The Emsland Camps, 1933 – 1945
From 1933 until 1938 the National Socialists (Nazis) had a total of 15 camps built in the Emsland, a remote wasteland area near the border to the Netherlands.
The 15 Emsland Camps altogether had different functions during their period of existence between 1933 to 1945. They were:
- Concentration Camps (1933-1936)
- Prison camps (1934-1945)
- Military Prison Camps (1939-1945)
- POW Camps (1939-1945)
- Subordinary Camp of Concentration Camp Neuengamme (1944-1945)

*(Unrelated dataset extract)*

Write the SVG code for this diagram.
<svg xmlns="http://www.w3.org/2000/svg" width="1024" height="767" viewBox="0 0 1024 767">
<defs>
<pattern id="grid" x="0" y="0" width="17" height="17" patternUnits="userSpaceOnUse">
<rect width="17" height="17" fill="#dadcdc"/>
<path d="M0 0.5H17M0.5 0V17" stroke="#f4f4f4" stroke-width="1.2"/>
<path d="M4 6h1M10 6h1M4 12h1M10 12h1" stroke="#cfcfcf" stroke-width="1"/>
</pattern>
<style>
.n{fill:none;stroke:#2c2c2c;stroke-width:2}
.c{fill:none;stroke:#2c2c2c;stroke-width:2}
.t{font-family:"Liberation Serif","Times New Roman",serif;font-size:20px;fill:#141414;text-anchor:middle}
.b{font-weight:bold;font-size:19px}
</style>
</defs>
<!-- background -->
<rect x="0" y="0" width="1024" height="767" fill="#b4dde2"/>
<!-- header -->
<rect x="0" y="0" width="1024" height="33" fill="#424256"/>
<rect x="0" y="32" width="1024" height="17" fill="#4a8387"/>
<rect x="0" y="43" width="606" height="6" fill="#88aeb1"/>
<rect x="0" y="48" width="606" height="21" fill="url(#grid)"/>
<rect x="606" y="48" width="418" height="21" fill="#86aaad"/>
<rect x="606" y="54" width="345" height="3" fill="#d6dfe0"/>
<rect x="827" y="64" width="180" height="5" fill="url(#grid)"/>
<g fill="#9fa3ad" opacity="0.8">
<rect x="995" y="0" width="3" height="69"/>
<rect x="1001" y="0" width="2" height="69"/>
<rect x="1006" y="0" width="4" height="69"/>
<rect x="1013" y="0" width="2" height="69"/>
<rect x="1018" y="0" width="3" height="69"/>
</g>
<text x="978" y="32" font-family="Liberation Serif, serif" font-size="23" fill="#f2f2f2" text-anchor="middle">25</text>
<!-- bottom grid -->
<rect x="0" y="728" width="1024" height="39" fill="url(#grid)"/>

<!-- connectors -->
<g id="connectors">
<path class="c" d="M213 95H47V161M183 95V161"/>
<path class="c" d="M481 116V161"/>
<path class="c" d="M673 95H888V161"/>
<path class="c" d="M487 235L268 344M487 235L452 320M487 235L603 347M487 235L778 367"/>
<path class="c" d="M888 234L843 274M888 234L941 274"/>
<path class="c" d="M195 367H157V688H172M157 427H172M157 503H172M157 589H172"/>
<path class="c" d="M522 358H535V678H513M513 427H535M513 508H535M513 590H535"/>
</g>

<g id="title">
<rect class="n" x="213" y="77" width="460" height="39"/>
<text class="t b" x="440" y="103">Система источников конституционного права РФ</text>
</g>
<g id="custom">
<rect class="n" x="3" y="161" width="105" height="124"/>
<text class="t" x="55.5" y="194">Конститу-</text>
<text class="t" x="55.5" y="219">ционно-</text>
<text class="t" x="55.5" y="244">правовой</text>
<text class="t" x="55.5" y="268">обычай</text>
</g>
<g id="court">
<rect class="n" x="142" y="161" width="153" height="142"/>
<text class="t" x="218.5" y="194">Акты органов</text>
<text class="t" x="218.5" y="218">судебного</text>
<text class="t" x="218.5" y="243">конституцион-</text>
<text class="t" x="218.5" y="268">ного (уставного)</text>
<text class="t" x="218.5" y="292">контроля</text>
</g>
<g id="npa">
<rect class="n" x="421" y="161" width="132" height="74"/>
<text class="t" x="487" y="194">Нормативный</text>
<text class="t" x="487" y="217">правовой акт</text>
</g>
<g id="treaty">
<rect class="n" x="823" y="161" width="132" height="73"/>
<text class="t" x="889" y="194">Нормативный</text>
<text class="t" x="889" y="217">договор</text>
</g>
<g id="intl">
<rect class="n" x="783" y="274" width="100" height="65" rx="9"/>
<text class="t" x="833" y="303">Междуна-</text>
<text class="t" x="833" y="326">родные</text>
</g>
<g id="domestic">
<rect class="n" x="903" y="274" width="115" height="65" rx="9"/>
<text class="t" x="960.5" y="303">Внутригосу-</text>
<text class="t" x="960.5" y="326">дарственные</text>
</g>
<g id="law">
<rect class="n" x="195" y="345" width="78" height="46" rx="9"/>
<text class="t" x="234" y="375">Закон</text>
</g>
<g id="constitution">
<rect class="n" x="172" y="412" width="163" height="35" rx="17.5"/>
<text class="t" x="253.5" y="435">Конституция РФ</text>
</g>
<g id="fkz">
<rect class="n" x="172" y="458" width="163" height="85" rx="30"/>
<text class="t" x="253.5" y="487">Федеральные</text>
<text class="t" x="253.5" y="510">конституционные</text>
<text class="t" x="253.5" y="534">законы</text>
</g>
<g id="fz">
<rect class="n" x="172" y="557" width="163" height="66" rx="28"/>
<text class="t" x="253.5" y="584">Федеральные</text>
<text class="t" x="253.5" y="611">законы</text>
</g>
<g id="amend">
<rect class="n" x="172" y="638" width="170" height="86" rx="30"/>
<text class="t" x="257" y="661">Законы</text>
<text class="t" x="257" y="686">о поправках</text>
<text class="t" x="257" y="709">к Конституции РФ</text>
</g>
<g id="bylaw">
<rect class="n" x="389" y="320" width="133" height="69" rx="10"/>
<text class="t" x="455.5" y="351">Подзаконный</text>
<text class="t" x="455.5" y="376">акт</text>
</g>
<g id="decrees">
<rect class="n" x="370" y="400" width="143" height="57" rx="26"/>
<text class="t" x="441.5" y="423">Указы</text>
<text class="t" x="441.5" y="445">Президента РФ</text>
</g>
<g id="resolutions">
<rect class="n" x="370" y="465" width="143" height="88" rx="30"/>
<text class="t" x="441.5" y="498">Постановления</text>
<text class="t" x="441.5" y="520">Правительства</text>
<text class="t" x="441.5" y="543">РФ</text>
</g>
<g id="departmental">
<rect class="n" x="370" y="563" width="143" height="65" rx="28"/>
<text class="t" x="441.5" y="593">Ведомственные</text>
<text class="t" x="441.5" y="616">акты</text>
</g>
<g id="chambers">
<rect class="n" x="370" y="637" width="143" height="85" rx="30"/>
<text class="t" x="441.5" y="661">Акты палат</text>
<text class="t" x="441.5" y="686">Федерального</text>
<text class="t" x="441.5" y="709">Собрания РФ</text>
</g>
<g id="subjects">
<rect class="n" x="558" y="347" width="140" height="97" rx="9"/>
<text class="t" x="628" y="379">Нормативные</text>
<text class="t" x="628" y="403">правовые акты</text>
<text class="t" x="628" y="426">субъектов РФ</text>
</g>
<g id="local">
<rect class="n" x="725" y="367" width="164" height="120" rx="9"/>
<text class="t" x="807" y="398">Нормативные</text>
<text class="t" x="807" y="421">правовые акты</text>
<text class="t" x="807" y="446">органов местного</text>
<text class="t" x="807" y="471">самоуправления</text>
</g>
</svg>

The prisoners had to suffer extremely hard and brutal trials because of the most inhuman living and working conditions in the camps. They had to cultivate the moors under most primitive conditions. From 1939 onwards they had to work for firms which produced war-material, too. From the first days of war POWs reached the camps and had to do the same jobs as the political prisoners. Members of the resistance against Nazi terror of all West-European countries were imprisoned here, too.
All together there were about 80.000 prisoners of concentration camps and prison camps and between 100.000 and 180.000 POW of all European nationalities imprisoned in the Emsland Camps. About 38.000 people died here, among them about 35.000 Russian POWs.
There is nothing left of camp Emslandlager XII (Wesuwe), except the cemetery (Kriegsgräberstätte) which contains 98 individual graves of Russians and between 2000 and 4000 Russian casualties in three mass graves.